TASK PROMPT: Leave out the pictures and restate the rest of the data exactly.
==================================================
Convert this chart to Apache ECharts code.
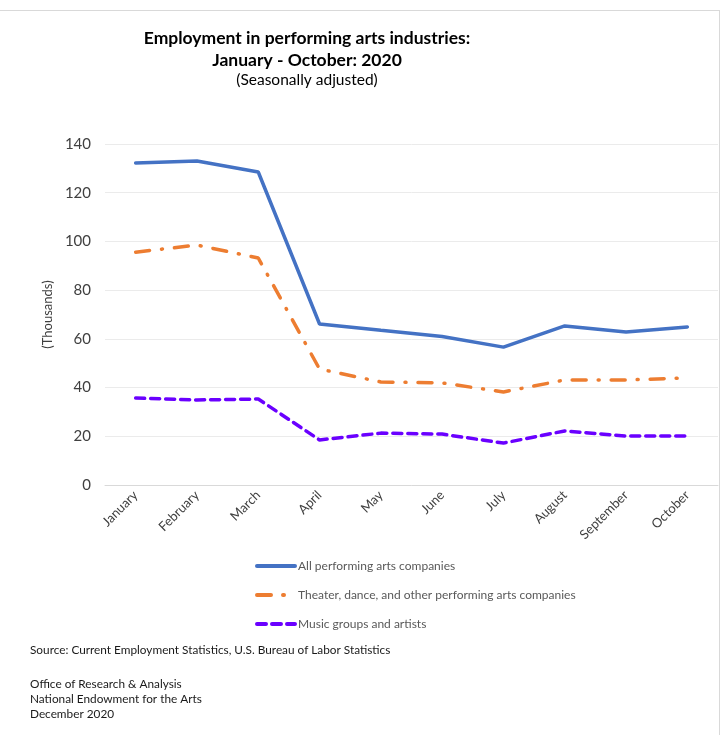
<!DOCTYPE html>
<html><head><meta charset="utf-8">
<script src="https://cdn.jsdelivr.net/npm/echarts@6/dist/echarts.min.js"></script>
<style>html,body{margin:0;padding:0;background:#fff}#c{width:723px;height:735px}
#frame{position:absolute;left:0;top:10px;width:720px;height:725px;border-top:1px solid #d9d9d9;border-right:1px solid #d9d9d9;box-sizing:border-box;pointer-events:none}</style>
</head><body><div id="c"></div><div id="frame"></div>
<script>
const months = ['January','February','March','April','May','June','July','August','September','October'];
const allArts = [132.2, 133.0, 128.5, 66.1, 63.5, 61.0, 56.6, 65.3, 62.8, 64.9];
const theater = [95.6, 98.5, 93.2, 47.6, 42.3, 41.9, 38.2, 43.1, 43.1, 44.0];
const music = [35.7, 34.9, 35.3, 18.5, 21.3, 20.9, 17.2, 22.2, 20.1, 20.1];
const seriesNames = ['All performing arts companies','Theater, dance, and other performing arts companies','Music groups and artists'];

const font = 'Lato, "Open Sans", sans-serif';
const chart = echarts.init(document.getElementById('c'));
chart.setOption({
  animation: false,
  textStyle: {fontFamily: font},
  title: [
    {text: 'Employment in performing arts industries:\nJanuary - October: 2020', left: 302, top: 22, textAlign: 'center',
     textStyle: {fontFamily: font, fontSize: 17.5, fontWeight: 'bold', color: '#000', lineHeight: 22}},
    {text: '(Seasonally adjusted)', left: 302, top: 67, textAlign: 'center',
     textStyle: {fontFamily: font, fontSize: 15.5, fontWeight: 'normal', color: '#000'}}
  ],
  grid: {left: 105, right: 5, top: 144, height: 341, containLabel: false},
  xAxis: {
    type: 'category', data: months, boundaryGap: true,
    axisLine: {lineStyle: {color: '#d9d9d9', width: 1}},
    axisTick: {show: false},
    axisLabel: {rotate: 45, fontSize: 13, color: '#404040', fontFamily: font, margin: 8}
  },
  yAxis: {
    type: 'value', min: 0, max: 140, interval: 20,
    name: '(Thousands)', nameLocation: 'middle', nameGap: 31, nameRotate: 90,
    nameTextStyle: {fontSize: 13, color: '#404040', fontFamily: font},
    axisLine: {show: false}, axisTick: {show: false},
    axisLabel: {fontSize: 15, color: '#404040', fontFamily: font, margin: 14},
    splitLine: {lineStyle: {color: '#ebebeb', width: 1}}
  },
  legend: {
    orient: 'vertical', left: 250, top: 555, itemGap: 17, itemWidth: 38, itemHeight: 13,
    itemStyle: {opacity: 0},
    lineStyle: {width: 4},
    textStyle: {fontSize: 12, color: '#595959', fontFamily: font, padding: [0,0,0,-2]},
    data: seriesNames
  },
  series: [
    {name: seriesNames[0], type: 'line', data: allArts, symbol: 'none',
     lineStyle: {color: '#4472C4', width: 3.5, cap: 'round'}, itemStyle: {color: '#4472C4'}},
    {name: seriesNames[1], type: 'line', data: theater, symbol: 'none',
     lineStyle: {color: '#ED7D31', width: 3.5, type: [14, 12, 1, 12], cap: 'round'}, itemStyle: {color: '#ED7D31'}},
    {name: seriesNames[2], type: 'line', data: music, symbol: 'none',
     lineStyle: {color: '#6A00FF', width: 3.5, type: [9, 6], cap: 'round'}, itemStyle: {color: '#6A00FF'}}
  ],
  graphic: [
    {type: 'text', left: 30, top: 644, style: {text: 'Source: Current Employment Statistics, U.S. Bureau of Labor Statistics', fontSize: 11.8, fill: '#1a1a1a', fontFamily: font}},
    {type: 'text', left: 30, top: 677, style: {text: 'Office of Research & Analysis\nNational Endowment for the Arts\nDecember 2020', fontSize: 11.8, lineHeight: 15, fill: '#1a1a1a', fontFamily: font}}
  ]
});
</script></body></html>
==================================================
TASK RESPONSE:
Convert this chart to Apache ECharts code.
<!DOCTYPE html>
<html><head><meta charset="utf-8">
<script src="https://cdn.jsdelivr.net/npm/echarts@6/dist/echarts.min.js"></script>
<style>html,body{margin:0;padding:0;background:#fff}#c{width:723px;height:735px}
#frame{position:absolute;left:0;top:10px;width:720px;height:725px;border-top:1px solid #d9d9d9;border-right:1px solid #d9d9d9;box-sizing:border-box;pointer-events:none}</style>
</head><body><div id="c"></div><div id="frame"></div>
<script>
const months = ['January','February','March','April','May','June','July','August','September','October'];
const allArts = [132.2, 133.0, 128.5, 66.1, 63.5, 61.0, 56.6, 65.3, 62.8, 64.9];
const theater = [95.6, 98.5, 93.2, 47.6, 42.3, 41.9, 38.2, 43.1, 43.1, 44.0];
const music = [35.7, 34.9, 35.3, 18.5, 21.3, 20.9, 17.2, 22.2, 20.1, 20.1];
const seriesNames = ['All performing arts companies','Theater, dance, and other performing arts companies','Music groups and artists'];

const font = 'Lato, "Open Sans", sans-serif';
const chart = echarts.init(document.getElementById('c'));
chart.setOption({
  animation: false,
  textStyle: {fontFamily: font},
  title: [
    {text: 'Employment in performing arts industries:\nJanuary - October: 2020', left: 302, top: 22, textAlign: 'center',
     textStyle: {fontFamily: font, fontSize: 17.5, fontWeight: 'bold', color: '#000', lineHeight: 22}},
    {text: '(Seasonally adjusted)', left: 302, top: 67, textAlign: 'center',
     textStyle: {fontFamily: font, fontSize: 15.5, fontWeight: 'normal', color: '#000'}}
  ],
  grid: {left: 105, right: 5, top: 144, height: 341, containLabel: false},
  xAxis: {
    type: 'category', data: months, boundaryGap: true,
    axisLine: {lineStyle: {color: '#d9d9d9', width: 1}},
    axisTick: {show: false},
    axisLabel: {rotate: 45, fontSize: 13, color: '#404040', fontFamily: font, margin: 8}
  },
  yAxis: {
    type: 'value', min: 0, max: 140, interval: 20,
    name: '(Thousands)', nameLocation: 'middle', nameGap: 31, nameRotate: 90,
    nameTextStyle: {fontSize: 13, color: '#404040', fontFamily: font},
    axisLine: {show: false}, axisTick: {show: false},
    axisLabel: {fontSize: 15, color: '#404040', fontFamily: font, margin: 14},
    splitLine: {lineStyle: {color: '#ebebeb', width: 1}}
  },
  legend: {
    orient: 'vertical', left: 250, top: 555, itemGap: 17, itemWidth: 38, itemHeight: 13,
    itemStyle: {opacity: 0},
    lineStyle: {width: 4},
    textStyle: {fontSize: 12, color: '#595959', fontFamily: font, padding: [0,0,0,-2]},
    data: seriesNames
  },
  series: [
    {name: seriesNames[0], type: 'line', data: allArts, symbol: 'none',
     lineStyle: {color: '#4472C4', width: 3.5, cap: 'round'}, itemStyle: {color: '#4472C4'}},
    {name: seriesNames[1], type: 'line', data: theater, symbol: 'none',
     lineStyle: {color: '#ED7D31', width: 3.5, type: [14, 12, 1, 12], cap: 'round'}, itemStyle: {color: '#ED7D31'}},
    {name: seriesNames[2], type: 'line', data: music, symbol: 'none',
     lineStyle: {color: '#6A00FF', width: 3.5, type: [9, 6], cap: 'round'}, itemStyle: {color: '#6A00FF'}}
  ],
  graphic: [
    {type: 'text', left: 30, top: 644, style: {text: 'Source: Current Employment Statistics, U.S. Bureau of Labor Statistics', fontSize: 11.8, fill: '#1a1a1a', fontFamily: font}},
    {type: 'text', left: 30, top: 677, style: {text: 'Office of Research & Analysis\nNational Endowment for the Arts\nDecember 2020', fontSize: 11.8, lineHeight: 15, fill: '#1a1a1a', fontFamily: font}}
  ]
});
</script></body></html>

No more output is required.